One morning in late autumn she said, incredibly, “John is a genius, you know.”
I could not resist. “He is?”
Beneath her haylike skirt of hair, her chin seemed to nod very slightly.
“What’s he a genius of?”
“Art,” she replied.
“Art?”
“Sculpture. He’s a sculpturist.”
“I would never have guessed.”
It was hard to see what her eyes were up to under there, but I had the feeling they were glaring at me. We drank our coffees for several minutes.
“Don’t be an asshole,” Sandy said.

It was another week before I found out exactly what type of sculpturism Weber was getting up to in his room. He had invited me in there more than once, usually so that I could hear one or another horrible song that he was grooving on:
“Hey, come listen to this!”
“I can hear it from out here,” I would reply from the living room.
“No, you can’t. You need to get the full audio spectrum.”

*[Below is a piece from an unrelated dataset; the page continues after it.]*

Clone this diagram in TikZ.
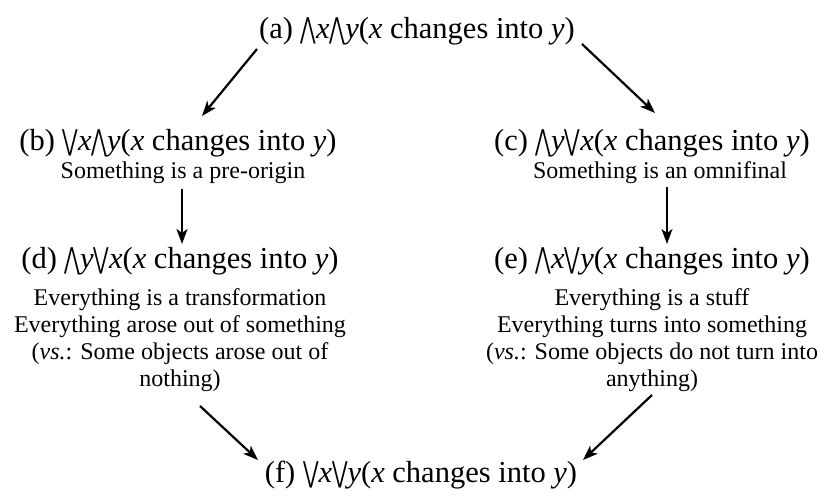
\documentclass[tikz,border=0pt]{standalone}
\usepackage{fontspec}
\setmainfont{Liberation Serif}
\newfontfamily\qfont{DejaVu Sans}
\usetikzlibrary{arrows.meta}
\newcommand{\Qa}{{\qfont\scalebox{0.62}[0.95]{⋀}}}
\newcommand{\Qe}{{\qfont\scalebox{0.62}[0.95]{⋁}}}
\begin{document}
\begin{tikzpicture}[x=1pt,y=-1pt,
  mainline/.style={inner sep=0pt,font=\fontsize{30.5}{34}\selectfont},
  subline/.style={inner sep=0pt,font=\fontsize{24}{27}\selectfont,align=center},
  arr/.style={line width=2.2pt,-{Stealth[length=15pt,width=11pt,inset=4pt]}}]
\useasboundingbox (0,0) rectangle (836,500);
\node[mainline] (a) at (417,31) {(a) \Qa\textit{x}\Qa\textit{y}(\textit{x} changes into \textit{y})};
\node[mainline] (b) at (178,143) {(b) \Qe\textit{x}\Qa\textit{y}(\textit{x} changes into \textit{y})};
\node[subline] (bsub) at (183,173) {Something is a pre-origin};
\node[mainline] (c) at (652,143) {(c) \Qa\textit{y}\Qe\textit{x}(\textit{x} changes into \textit{y})};
\node[subline] (csub) at (660,173) {Something is an omnifinal};
\node[mainline] (d) at (180,261) {(d) \Qa\textit{y}\Qe\textit{x}(\textit{x} changes into \textit{y})};
\node[subline,anchor=north] (dsub) at (180,288) {Everything is a transformation\\Everything arose out of something\\(\textit{vs.}: Some objects arose out of\\nothing)};
\node[mainline] (e) at (652,261) {(e) \Qa\textit{x}\Qe\textit{y}(\textit{x} changes into \textit{y})};
\node[subline,anchor=north] (esub) at (652,288) {Everything is a stuff\\Everything turns into something\\(\textit{vs.}: Some objects do not turn into\\anything)};
\node[mainline] (f) at (421,475) {(f) \Qe\textit{x}\Qe\textit{y}(\textit{x} changes into \textit{y})};
\draw[arr] ([shift={(-160,18)}]a.center) -- ([shift={(24,-27)}]b.center);
\draw[arr] ([shift={(165,13)}]a.center) -- ([shift={(3,-30)}]c.center);
\draw[arr] ([shift={(-1,16)}]bsub.center) -- ([shift={(2,-17)}]d.center);
\draw[arr] ([shift={(7,14)}]csub.center) -- ([shift={(15,-17)}]e.center);
\draw[arr] ([shift={(20,118)}]dsub.north) -- ([shift={(-163,-15)}]f.center);
\draw[arr] ([shift={(0,107)}]esub.north) -- ([shift={(162,-15)}]f.center);
\end{tikzpicture}
\end{document}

“John, I can hear enough out here to know I don’t want to come in there and hear it better.”
A moment of silence that suggested deep puzzlement, and then he would emerge wearing a pained expression. “You mean you don’t like it?”
“No.”
“How can you not like this?” Gesturing back toward the room.
“By hearing it, and then considering my feelings about it, and then deciding I don’t like it.”
“You know,” he said on one of these occasions, “it really hurts my feelings when you won’t listen to my music.”
At which point I set down Small-Gauge Railways of the American Northeast , carefully marking the page with a magazine subscription card, and said, “One, it isn’t your music, John. You didn’t compose it or perform it. It’s somebody else’s music that you happen to like. And two, we don’t have to like the same things. Do I keep asking you to look at pictures of trains?”